Comment by Cindy (March 14, 2007 @ 8:33 am )
Rick,
It is always interesting to me that many pop country stars refer to old country music in positive way and new country music in a negative way even while they are doing it the new way.
For instance, Tim McGraw speaks of someone putting “pop in his country” even while he has another hit song with a rap artist.
The Dixie Chicks also frequently seem to carry that theme which shows up in the lyrics to Long Time Gone as:
But the music aint got no soul
Now they sound tired but they dont sound haggard
Theyve got money but they dont have cash
They got junior but they dont have hank
It is almost like in Nashville it is popular to discuss roots just not to return to them.
Comment by Cindy (March 14, 2007 @ 8:51 am )

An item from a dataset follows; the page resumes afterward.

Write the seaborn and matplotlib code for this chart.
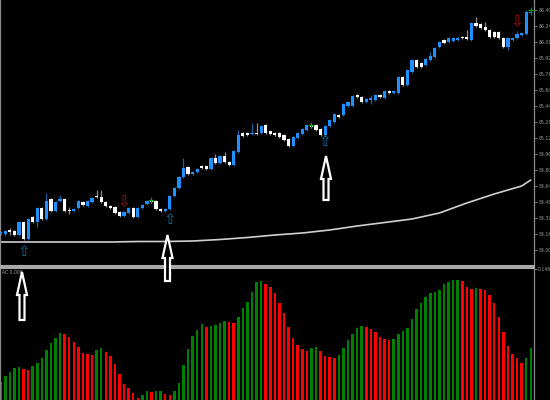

Yes, Cindy, I think everyone faces the exhaustion-that-leads-to-entertainment at some point. It’s the reality of where and when we live. I think husbands have a particularly hard time of it. And even if we’ve carved out a little niche, there’s that parallel universe feeling. I don’t know the answer but can only do what God has put on my heart.
Rick, I don’t know enough about the inner workings of country or bluegrass to comment knowledgeably, but I wouldn’t be surprised that they are similarly split. I do know that there are classical musicians who do something like what you’ve described with early music. The group Anonymous 4 comes to mind, partly because they’ve also delved into American shape-note singing, which might be construed as a kind of country music. I have some other thoughts, but this is a comments board, and I don’t know enough to back myself up, so I’ll desist. I do know that there’s a song on the Reeltime Travlers CD that reminds me of REM’s “It’s the End of the World as We Know It.” What I don’t know is what earlier tradition both groups may be taking this common sound from.
And Cindy, I thought about Bach feeling the split, too, so that I almost edited it to read that he experienced an “earlier in the split” mentality instead of a “pre-split” one, but it sounded cumbersome, so I left it. There are all sorts of places that one can put the beginning of that split. Some people like to pin it on Descartes. Maybe it was inevitable in a fallen world, and the split began in the Garden.
And then, someone like Jonah Goldberg (of National Review) would just call us (anyone who wants to have all their life integrated) all a bunch of bobos who want “authenticity” and are actually just duped by Madison Avenue. I beg to differ, but I can see why it comes up. The world is SO split that cynics see everything as a product of its time and something to be reached as a “target market.”
Boy, am I rambling! I meant something coherent, but I don’t know if I said it clearly–quite possibly not, but I have to go be a mom and do housework now. Anyway, you really got my mind going, Cindy!